Lindelof produzierte nicht nur die TV-Serie Lost, sondern schrieb eine Reihe der Episoden selbst. Was er als Skipt für Prometheus abgeliefert hat, ist vonder Struktur her leider auch nicht mehr als (Achtung: Wortspiel) Lost in Space, womit er die Vorgaben des Studios absolut erfüllt haben dürfte. Andeutungen und Mysterien werden en masse serviert, welche beim Zuschauer das Verlangen auslösen sollen, sich auch die Fortsetzung anzuschauen. Prometheus wirkt darum in vielerlei Hinsicht wie der Pilotfilm einer neuen TV-Serie, dessen Ziel es bekanntlich auch ist, die Protagonisten und die Grundlagen der Story zu etablieren, und zusätzlich dafür zu sorgen, dass die Zuschauer die gebotene Handlung so interessant fanden, dass sie nächsten Mal wieder einschalten. Da es noch nie Lindelofs Sache war, befriedigende Antworten zu liefern, hat der Autor bereits mitgeteilt, dass er keine Zeit habe, auch das Drehbuch für das Sequel zu schreiben. Clever, sollen sich doch andere mit einer brauchbaren Story abmühen.

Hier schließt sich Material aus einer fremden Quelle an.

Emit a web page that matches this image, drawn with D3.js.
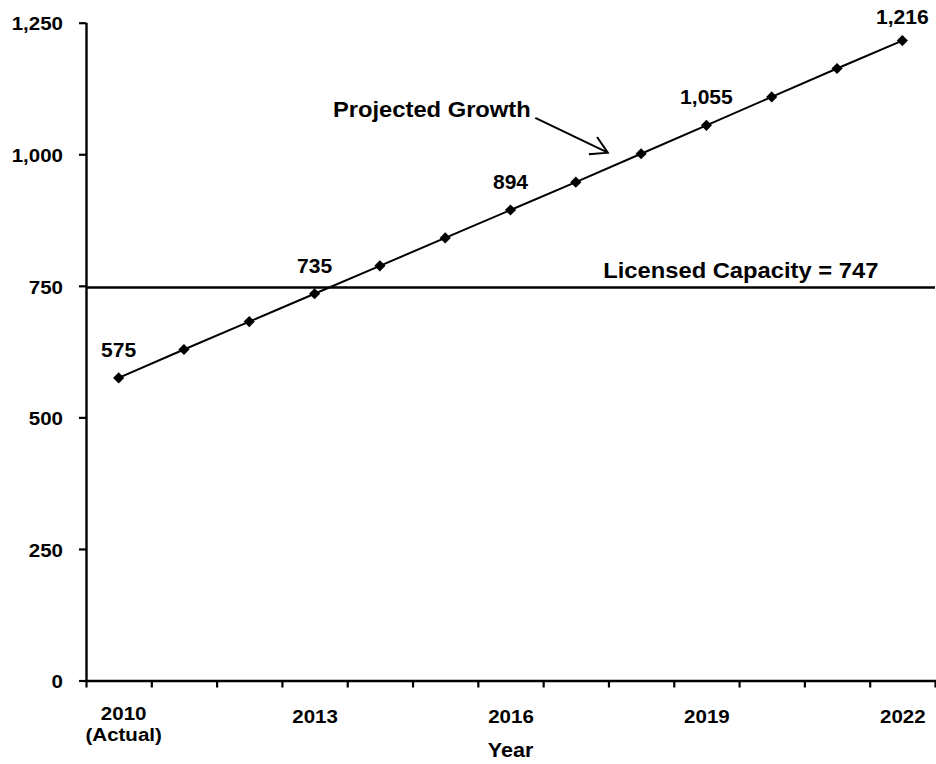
<!DOCTYPE html>
<html>
<head>
<meta charset="utf-8">
<script src="https://cdn.jsdelivr.net/npm/d3@7"></script>
<style>
  html, body { margin: 0; padding: 0; background: #fff; }
  svg { display: block; font-family: "Liberation Sans", Arial, sans-serif; font-weight: bold; }
</style>
</head>
<body>
<svg id="chart" width="936" height="764"></svg>
<script>
// ---- data ----
const years = [2010, 2011, 2012, 2013, 2014, 2015, 2016, 2017, 2018, 2019, 2020, 2021, 2022];
const enrollment = [575, 629, 682, 735, 788, 841, 894, 947, 1001, 1055, 1109, 1163, 1216];
const labeledYears = [2010, 2013, 2016, 2019, 2022];
const xTickText = ["2010\n(Actual)", "2013", "2016", "2019", "2022"];
const yTicks = [0, 250, 500, 750, 1000, 1250];
const capacity = 747;
const capacityLabel = "Licensed Capacity = 747";
const growthLabel = "Projected Growth";
const xTitle = "Year";
// annotation anchor points in data units [year, value]
const growthTextAt = [2016.31, 1071];
const arrowFrom = [2016.38, 1069];
const arrowTo = [2017.49, 1003];
const capacityTextAt = [2017.42, 765];

// ---- layout ----
const mLeft = 86, mRight = 935, mTop = 22.7, mBottom = 680.5;
const K = 1.08; // horizontal text stretch

const svg = d3.select("#chart");
const x = d3.scaleLinear().domain([years[0] - 0.5, years[years.length - 1] + 0.5]).range([mLeft, mRight]);
const y = d3.scaleLinear().domain([0, 1250]).range([mBottom, mTop]);

function stretch(sel) {
  sel.each(function () {
    const t = d3.select(this);
    const tx = +t.attr("x") || 0, ty = +t.attr("y") || 0;
    t.attr("transform", `translate(${tx},${ty}) scale(${K},1)`).attr("x", 0).attr("y", 0);
    t.selectAll("tspan").attr("x", 0);
  });
}

// y axis
const yAxis = svg.append("g")
  .attr("transform", `translate(${mLeft},0)`)
  .call(d3.axisLeft(y).tickValues(yTicks).tickFormat(d3.format(",")).tickSize(7).tickPadding(16));
yAxis.select(".domain").attr("stroke", "#000").attr("stroke-width", 2.4).attr("d", `M0.5,${mBottom}V${mTop}`);
yAxis.selectAll(".tick line").attr("stroke", "#000").attr("stroke-width", 2.2);
yAxis.selectAll(".tick text")
  .attr("fill", "#000").attr("font-size", 19).attr("font-family", "Liberation Sans, Arial, sans-serif")
  .attr("font-weight", "bold").attr("dy", "0.38em").call(stretch);

// x axis boundary ticks
const boundaries = d3.range(years[0] - 0.5, years[years.length - 1] + 1, 1);
const xAxis = svg.append("g")
  .attr("transform", `translate(0,${mBottom})`)
  .call(d3.axisBottom(x).tickValues(boundaries).tickFormat("").tickSize(7));
xAxis.select(".domain").attr("stroke", "#000").attr("stroke-width", 2.4).attr("d", `M${mLeft},0.5H${mRight + 1}`);
xAxis.selectAll(".tick line").attr("stroke", "#000").attr("stroke-width", 2.2);

// x axis labels
const xLab = svg.append("g")
  .attr("transform", `translate(0,${mBottom})`)
  .call(d3.axisBottom(x).tickValues(labeledYears).tickFormat((d, i) => xTickText[i]).tickSize(0));
xLab.select(".domain").remove();
xLab.selectAll(".tick text").each(function (d, i) {
  const t = d3.select(this);
  const lines = xTickText[i].split("\n");
  t.text(null).attr("dy", 0).attr("fill", "#000").attr("font-size", 19)
    .attr("font-family", "Liberation Sans, Arial, sans-serif").attr("font-weight", "bold");
  if (lines.length === 1) {
    t.attr("y", 42.5).attr("x", 0).text(lines[0]);
  } else {
    t.attr("y", 39.5).attr("x", 4.5);
    lines.forEach((ln, j) => t.append("tspan").attr("x", 0).attr("dy", j === 0 ? 0 : 21).text(ln));
  }
}).call(stretch);

// x title
svg.append("text")
  .attr("x", (mLeft + mRight) / 2).attr("y", 756.5)
  .attr("text-anchor", "middle").attr("font-size", 20).attr("fill", "#000")
  .text(xTitle).call(stretch);

// capacity line
svg.append("line")
  .attr("x1", x(years[0] - 0.5)).attr("x2", x(years[years.length - 1] + 0.5))
  .attr("y1", y(capacity)).attr("y2", y(capacity))
  .attr("stroke", "#000").attr("stroke-width", 2.5);
svg.append("text")
  .attr("x", x(capacityTextAt[0])).attr("y", y(capacityTextAt[1]))
  .attr("font-size", 22).attr("fill", "#000").text(capacityLabel).call(stretch);

// projected line
const pts = years.map((yr, i) => [x(yr), y(enrollment[i])]);
svg.append("path")
  .attr("d", d3.line()(pts))
  .attr("fill", "none").attr("stroke", "#000").attr("stroke-width", 2);

// diamond markers
const diamond = d3.symbol().type(d3.symbolSquare).size(62);
svg.append("g").selectAll("path")
  .data(pts).join("path")
  .attr("d", diamond)
  .attr("transform", d => `translate(${d[0]},${d[1]}) rotate(45)`)
  .attr("fill", "#000");

// data labels
svg.append("g").selectAll("text")
  .data(labeledYears).join("text")
  .attr("x", d => x(d))
  .attr("y", d => Math.max(y(enrollment[years.indexOf(d)]) - 21, 24))
  .attr("text-anchor", "middle").attr("font-size", 19.5).attr("fill", "#000")
  .text(d => d3.format(",")(enrollment[years.indexOf(d)]))
  .call(stretch);

// projected growth annotation
svg.append("text")
  .attr("x", x(growthTextAt[0])).attr("y", y(growthTextAt[1]))
  .attr("text-anchor", "end").attr("font-size", 22).attr("fill", "#000")
  .text(growthLabel).call(stretch);

const ax0 = x(arrowFrom[0]), ay0 = y(arrowFrom[1]);
const ax1 = x(arrowTo[0]), ay1 = y(arrowTo[1]);
const ang = Math.atan2(ay1 - ay0, ax1 - ax0) + Math.PI;
const bl = 19, spread = Math.PI / 6;
const b1 = [ax1 + bl * Math.cos(ang + spread), ay1 + bl * Math.sin(ang + spread)];
const b2 = [ax1 + bl * Math.cos(ang - spread), ay1 + bl * Math.sin(ang - spread)];
svg.append("path")
  .attr("d", d3.line()([[ax0, ay0], [ax1, ay1]]) + d3.line()([b1, [ax1, ay1], b2]))
  .attr("fill", "none").attr("stroke", "#000").attr("stroke-width", 2).attr("stroke-linejoin", "miter");
</script>
</body>
</html>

Ridley Scott kann einem da fast schon leid tun. Zwar nutzt er seine ganze Erfahrung als Regisseur und schafft es, durchaus beeindruckende Bilder auf die Leinwand zu bringen, doch auch die opulente Optik erzeugt beim Zuschauer keinen nachhaltigen Eindruck, da den Bildern meistenteils die emotionale Unterfütterung durch die Handlung fehlt. Scott durfte keine abgeschlossene Geschichte, sondern nur ein Fragment inszenieren, wobei Fox natürlich hofft, dass er auch beim nächsten Teil die Regie übernehmen wird, um die Story weiterzuerzählen. Wie es scheint, geht dieser Plan tatsächlich auf.
Durch die Strategie des Studios und inhaltliche Unzulänglichkeiten wurde somit leider die Chance auf einen neuen SF-Meilenstein vertan. Prometheus hätte ein Ereignis werden können. Herausgekommen ist nur ein Film.